The man in coveralls beckoned him to move back and forth, alternating the location of the flow so that it didn’t override the bin’s edges. Then, suddenly, there was a clang and the beans stopped.

“Damn,” said Junkin, turning off the combine and reaching to open the cabin’s door. “I think I broke something.”

“Oh, Marv, you broke something!” called the coveralled man, still standing on the side of the bin, his weathered face at eye-level with the cab. Junkin climbed carefully down the ladder and opened a flap on the side of the combine. Underneath was a box with its lid half-open, a crowbar sticking out of one end. Junkin rummaged around and pulled out a wrench, which he used to unscrew a gear in the machine’s guts above him.

He lay the gear nearby and, seeing that the something he had broken was a small pin, reached again into the box in search of a replacement. He tried fitting several small cylinders of steel in to the gap, which was about two inches long and a quarter inch wide. Each time that a cylinder didn’t fit, he dropped it back in the box and tried another, until he had found one sufficiently snug.

Junkin banged it in with a hammer, and then tapped the gear back into place. He produced the wrench again and pulled on the nut until it was tight. Within five minutes, he had returned all of the tools to the box, lowered the open flap, and clambered back into the cab.

“Now, let’s see if that’ll work,” he said, hitting the button again. It did.

Once the last of the combine’s four-ton tank had been emptied into the nearly full 20-ton bin, Junkin waved to the coveralled farm hand and drove back to the field where he had been before.

He passed by many acres that he had already harvested, acres that were lightly littered with the stalks and refuse that the machine spits out the back.

“It’s interesting to think,” said Junkin, “that a combine generally wastes about three percent of its intake out the back. Everything that we produce in Ontario, that’s what combines in the US piss out the back. That’s how big that country is. All of that grain along the 401—from Windsor to Cornwall—is what the US wastes.”

Though Junkin was combining this field as a custom job, and still grows hay and cash crops at his farm, at 64 he is mostly retired. Several years ago, he sold his cows and the 35 dairy tags that he had, the last of the dairy farmers in Pelham.

“I didn’t want to be one of those guys who died in the barn,” he said. “Some people want to do that, and that’s fine, but I did not want that to be me.”

None of his four children were interested in taking over the business.

“They all worked on the farm growing up, and they all liked it,” he said. “But when you’re a dairy farmer, when it’s five o’clock—it doesn't matter if you're on the beach, at a party, or at a bar—it’s time to milk the cows. So I don’t blame them for wanting to do something else.”

He launched into a detailed explanation about dairy farming, about the months when cows can be milked, and when they must again calve in order to keep producing.

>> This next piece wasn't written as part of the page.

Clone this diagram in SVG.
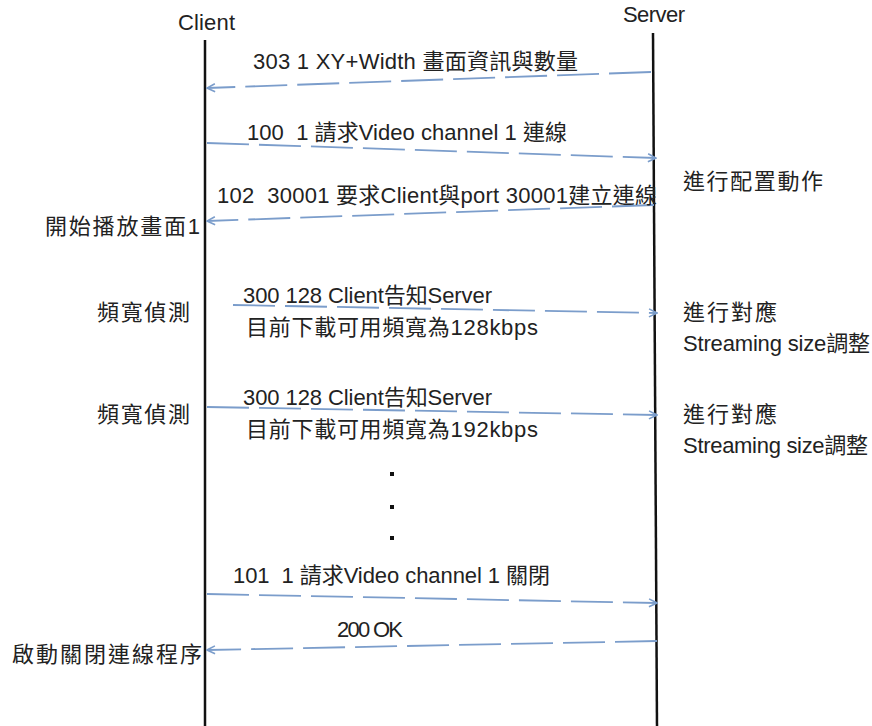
<svg xmlns="http://www.w3.org/2000/svg" width="872" height="726" viewBox="0 0 872 726">
<style>
text{font-family:"Liberation Sans","Noto Sans CJK TC",sans-serif;font-size:22px;fill:#222;white-space:pre}
.life{stroke:#111;stroke-width:2.5;fill:none}
.msg{stroke:#7b9dcb;stroke-width:1.8;fill:none;stroke-dasharray:42 10}
.dot{fill:#111}
</style>
<defs>
<marker id="arr" viewBox="0 0 10 10" refX="9" refY="5" markerWidth="10" markerHeight="10" markerUnits="userSpaceOnUse" orient="auto">
<path d="M1,1 L9,5 L1,9" fill="none" stroke="#7b9dcb" stroke-width="1.6"/>
</marker>
</defs>
<g id="client">
<text x="178" y="30" textLength="57">Client</text>
<line class="life" x1="205" y1="40" x2="205" y2="726"/>
</g>
<g id="server">
<text x="623" y="22" textLength="62">Server</text>
<line class="life" x1="653" y1="33" x2="657" y2="726"/>
</g>
<g id="connectors">
<line class="msg" x1="651" y1="72" x2="207" y2="88" marker-end="url(#arr)"/>
<line class="msg" x1="207" y1="143" x2="656" y2="158" marker-end="url(#arr)"/>
<line class="msg" x1="654" y1="205" x2="207" y2="221" marker-end="url(#arr)"/>
<line class="msg" x1="233" y1="305" x2="657" y2="313" marker-end="url(#arr)"/>
<line class="msg" x1="207" y1="407" x2="657" y2="415" marker-end="url(#arr)"/>
<line class="msg" x1="207" y1="594" x2="657" y2="603" marker-end="url(#arr)"/>
<line class="msg" x1="657" y1="641" x2="207" y2="650" marker-end="url(#arr)"/>
</g>
<g id="msg-labels">
<text x="253" y="69" textLength="325">303 1 XY+Width 畫面資訊與數量</text>
<text x="247" y="140" textLength="320">100  1 請求Video channel 1 連線</text>
<text x="217" y="203" textLength="440">102  30001 要求Client與port 30001建立連線</text>
<text x="243" y="303" textLength="249">300 128 Client告知Server</text>
<text x="246" y="335" textLength="292">目前下載可用頻寬為128kbps</text>
<text x="243" y="405" textLength="249">300 128 Client告知Server</text>
<text x="246" y="437" textLength="292">目前下載可用頻寬為192kbps</text>
<text x="233" y="583" textLength="317">101  1 請求Video channel 1 關閉</text>
<text x="337" y="637" textLength="66">200 OK</text>
</g>
<g id="dots">
<rect class="dot" x="390" y="472" width="4" height="4"/>
<rect class="dot" x="390" y="505" width="4" height="4"/>
<rect class="dot" x="390" y="536" width="4" height="4"/>
</g>
<g id="client-notes">
<text x="45" y="234" textLength="155">開始播放畫面1</text>
<text x="97" y="320" textLength="93">頻寬偵測</text>
<text x="97" y="422" textLength="93">頻寬偵測</text>
<text x="12" y="662" textLength="190">啟動關閉連線程序</text>
</g>
<g id="server-notes">
<text x="683" y="189" textLength="140">進行配置動作</text>
<text x="683" y="320" textLength="94">進行對應</text>
<text x="683" y="351" textLength="187">Streaming size調整</text>
<text x="683" y="422" textLength="94">進行對應</text>
<text x="683" y="453" textLength="185">Streaming size調整</text>
</g>
</svg>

“It’s like most things,” he said. “It seems very simple…and then once you start looking at it closely you realize just how complicated it is.”

Junkin said too that ever-greater regulations were making it more and more difficult to farm efficiently.

“Everyone wants to live forever, and they want to find a reason why they’re not,” he said.

Before he retired, he said that new changes being implemented would have necessitated at least $100,000 in upgrades to his operation.

“Now they’re talking about parts per billion in the milk, and that gets a little bit ridiculous,” he said.

After less than an hour, he had again filled up the combine’s grain tank. Pulling back down the laneway, he saw that the bin in which he had deposited his earlier stock had been towed away, and so he turned and drove in towards the barn, where another bin was waiting. He gnashed the gears, the combine grunting as he drove up next to the empty bin, switching on the unloader and starting a steady flow.

Somewhere deep inside the machine the pin that he had bent in place an hour earlier rattled away. But it held in place, and the grain kept coming.